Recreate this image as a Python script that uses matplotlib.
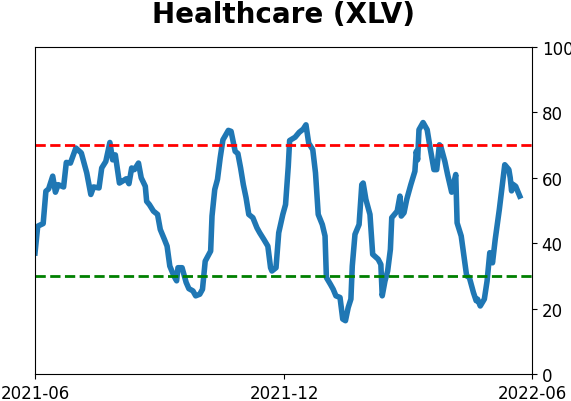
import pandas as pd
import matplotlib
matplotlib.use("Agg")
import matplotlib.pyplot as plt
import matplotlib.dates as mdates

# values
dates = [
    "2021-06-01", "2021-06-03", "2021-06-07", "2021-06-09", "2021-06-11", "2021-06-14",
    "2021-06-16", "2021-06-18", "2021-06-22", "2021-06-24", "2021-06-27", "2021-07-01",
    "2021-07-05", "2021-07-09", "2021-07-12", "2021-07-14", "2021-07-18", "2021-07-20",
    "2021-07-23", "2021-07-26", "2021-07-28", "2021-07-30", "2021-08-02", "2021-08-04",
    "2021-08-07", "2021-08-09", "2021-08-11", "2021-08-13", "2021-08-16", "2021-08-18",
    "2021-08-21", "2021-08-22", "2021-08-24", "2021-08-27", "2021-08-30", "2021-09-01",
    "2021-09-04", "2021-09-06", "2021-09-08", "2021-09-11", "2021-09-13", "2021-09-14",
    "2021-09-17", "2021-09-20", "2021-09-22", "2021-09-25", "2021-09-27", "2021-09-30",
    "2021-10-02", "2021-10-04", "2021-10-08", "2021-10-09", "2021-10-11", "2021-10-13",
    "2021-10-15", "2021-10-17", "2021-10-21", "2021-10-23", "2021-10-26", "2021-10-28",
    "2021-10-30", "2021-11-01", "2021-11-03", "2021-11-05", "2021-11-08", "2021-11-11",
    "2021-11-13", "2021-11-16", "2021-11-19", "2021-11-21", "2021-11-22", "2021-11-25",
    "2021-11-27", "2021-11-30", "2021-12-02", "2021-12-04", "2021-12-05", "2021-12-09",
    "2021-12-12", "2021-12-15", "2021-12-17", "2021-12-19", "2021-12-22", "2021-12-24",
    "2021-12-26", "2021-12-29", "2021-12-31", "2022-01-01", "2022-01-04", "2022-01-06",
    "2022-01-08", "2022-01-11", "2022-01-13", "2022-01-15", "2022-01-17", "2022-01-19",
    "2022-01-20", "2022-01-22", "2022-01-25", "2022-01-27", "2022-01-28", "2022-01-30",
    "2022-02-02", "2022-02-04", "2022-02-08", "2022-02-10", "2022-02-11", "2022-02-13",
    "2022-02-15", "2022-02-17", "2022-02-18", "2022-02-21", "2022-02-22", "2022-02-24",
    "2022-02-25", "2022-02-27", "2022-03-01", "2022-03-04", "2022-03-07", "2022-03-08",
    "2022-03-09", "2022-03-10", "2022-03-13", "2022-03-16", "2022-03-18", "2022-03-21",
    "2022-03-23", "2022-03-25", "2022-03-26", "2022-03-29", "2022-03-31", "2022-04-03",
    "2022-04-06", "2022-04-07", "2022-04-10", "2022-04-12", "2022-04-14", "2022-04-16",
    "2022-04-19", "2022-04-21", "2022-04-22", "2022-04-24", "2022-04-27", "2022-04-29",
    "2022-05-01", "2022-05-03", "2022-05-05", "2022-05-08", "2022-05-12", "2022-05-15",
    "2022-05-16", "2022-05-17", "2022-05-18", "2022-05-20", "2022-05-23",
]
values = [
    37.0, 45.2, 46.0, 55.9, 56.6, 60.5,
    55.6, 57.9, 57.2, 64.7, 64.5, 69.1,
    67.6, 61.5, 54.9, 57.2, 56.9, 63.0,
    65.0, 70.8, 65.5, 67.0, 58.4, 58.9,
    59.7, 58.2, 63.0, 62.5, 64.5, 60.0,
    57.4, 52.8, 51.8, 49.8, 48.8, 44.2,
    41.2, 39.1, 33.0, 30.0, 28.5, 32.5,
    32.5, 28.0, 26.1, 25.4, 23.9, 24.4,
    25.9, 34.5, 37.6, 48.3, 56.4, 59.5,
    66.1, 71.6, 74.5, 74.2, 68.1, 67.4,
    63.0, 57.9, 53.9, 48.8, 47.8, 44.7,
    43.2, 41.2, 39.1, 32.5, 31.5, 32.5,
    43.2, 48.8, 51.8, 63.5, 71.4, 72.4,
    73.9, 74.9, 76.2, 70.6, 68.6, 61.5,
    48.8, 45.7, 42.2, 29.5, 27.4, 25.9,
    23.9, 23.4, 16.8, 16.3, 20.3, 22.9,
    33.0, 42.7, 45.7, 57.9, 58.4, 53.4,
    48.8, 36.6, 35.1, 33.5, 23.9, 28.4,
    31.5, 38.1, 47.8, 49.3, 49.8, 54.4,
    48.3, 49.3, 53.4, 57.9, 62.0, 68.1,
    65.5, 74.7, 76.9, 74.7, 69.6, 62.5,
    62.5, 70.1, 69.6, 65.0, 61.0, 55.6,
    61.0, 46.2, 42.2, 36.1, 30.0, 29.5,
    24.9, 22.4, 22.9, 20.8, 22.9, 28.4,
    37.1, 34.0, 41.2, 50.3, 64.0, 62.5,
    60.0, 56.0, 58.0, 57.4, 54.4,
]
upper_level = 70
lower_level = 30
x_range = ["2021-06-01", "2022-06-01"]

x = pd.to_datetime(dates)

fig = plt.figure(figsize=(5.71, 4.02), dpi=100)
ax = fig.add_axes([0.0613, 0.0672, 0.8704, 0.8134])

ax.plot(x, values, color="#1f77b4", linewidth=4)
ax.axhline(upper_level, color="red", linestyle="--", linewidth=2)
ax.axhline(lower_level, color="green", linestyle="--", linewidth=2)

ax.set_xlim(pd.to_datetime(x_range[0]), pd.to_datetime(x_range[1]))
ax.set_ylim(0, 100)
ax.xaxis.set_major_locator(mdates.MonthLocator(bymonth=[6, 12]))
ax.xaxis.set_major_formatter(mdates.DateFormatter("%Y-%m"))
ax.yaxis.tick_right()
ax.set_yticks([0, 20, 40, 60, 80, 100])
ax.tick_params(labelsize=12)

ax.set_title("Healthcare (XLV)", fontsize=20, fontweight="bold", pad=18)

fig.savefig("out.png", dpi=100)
-=-=-=-=-
> **Direction**: Return only the lines running from the top of the data to the line that holds "import matplotlib.dates as mdates". Include both of those lines, but skip the pictures.

> **Result**:
Recreate this image as a Python script that uses matplotlib.
import pandas as pd
import matplotlib
matplotlib.use("Agg")
import matplotlib.pyplot as plt
import matplotlib.dates as mdates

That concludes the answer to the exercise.